Re: 2.6.14 kswapd eating too much CPU

From: Marcelo Tosatti
Date: Mon Nov 28 2005 - 08:46:09 EST



On Mon, Nov 28, 2005 at 02:16:48PM +0100, Jan Kasprzak wrote:
> Andrew Morton wrote:
> : Marcelo Tosatti <marcelo.tosatti@xxxxxxxxxxxx> wrote:
> : >
> : > It does seem to scan SLABs intensively:
> : >
> : It might be worth trying the below. Mainly for the debugging check.
> :
> I have compiled a new kernel - 2.6.15-rc2 with the patch you
> recommended and with the slab statistics patch Marcelo mentioned.
> I have add the oprofile support, but apart from that it is the same
> kernel. It seems that the kswapd system time peaks has disappeared,
> or at least they are much lower - kswapd0 has eaten ~3 minutes from
> 11 hours of uptime (in one of my previous mails I found that it used
> to be 117 minutes after ~10 hours of uptime). On my MRTG graphs
> at http://www.linux.cz/stats/mrtg-rrd/cpu.html some _small_ peaks
> can be seen at 15 minutes after every odd-numbered hour. I have booted
> this kernel around 2am local time.
>
> I have no unusual error messages in dmesg output, so this must
> be this part of the patch:
>
> : + /*
> : + * Avoid risking looping forever due to too large nr value:
> : + * never try to free more than twice the estimate number of
> : + * freeable entries.
> : + */
> : + if (shrinker->nr > max_pass * 2)
> : + shrinker->nr = max_pass * 2;

Yep, great.

>
> The shrinker statistics displayed in /proc/slabinfo are
> # egrep '^(inode|dentry)_cache' /proc/slabinfo
> inode_cache 1338 1380 600 6 1 : tunables 54 27 8 : slabdata 230 230 0 : shrinker stat 261765504 16831100
> dentry_cache 40195 49130 224 17 1 : tunables 120 60 8 : slabdata 2890 2890 204 : shrinker stat 57946368 28877600

Interesting, the success/attempt reclaim ratio for the dentry cache is
about 1/2 (pretty good), while the inode cache ratio is 1/15 (not so good).

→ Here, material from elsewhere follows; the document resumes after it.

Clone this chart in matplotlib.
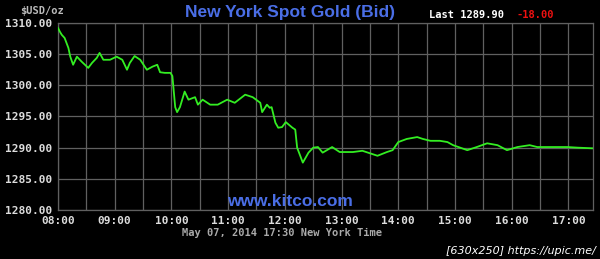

I wonder why prune_icache() does not move inodes with positive i_count
to inode_inuse list, letting iput() take care of moving to unused
once the count reaches zero.

inode = list_entry(inode_unused.prev, struct inode, i_list);
if (inode->i_state || atomic_read(&inode->i_count)) {
list_move(&inode->i_list, &inode_unused);
continue;
}

Couldnt it be
list_move(&inode->i_list, &inode_inuse);

?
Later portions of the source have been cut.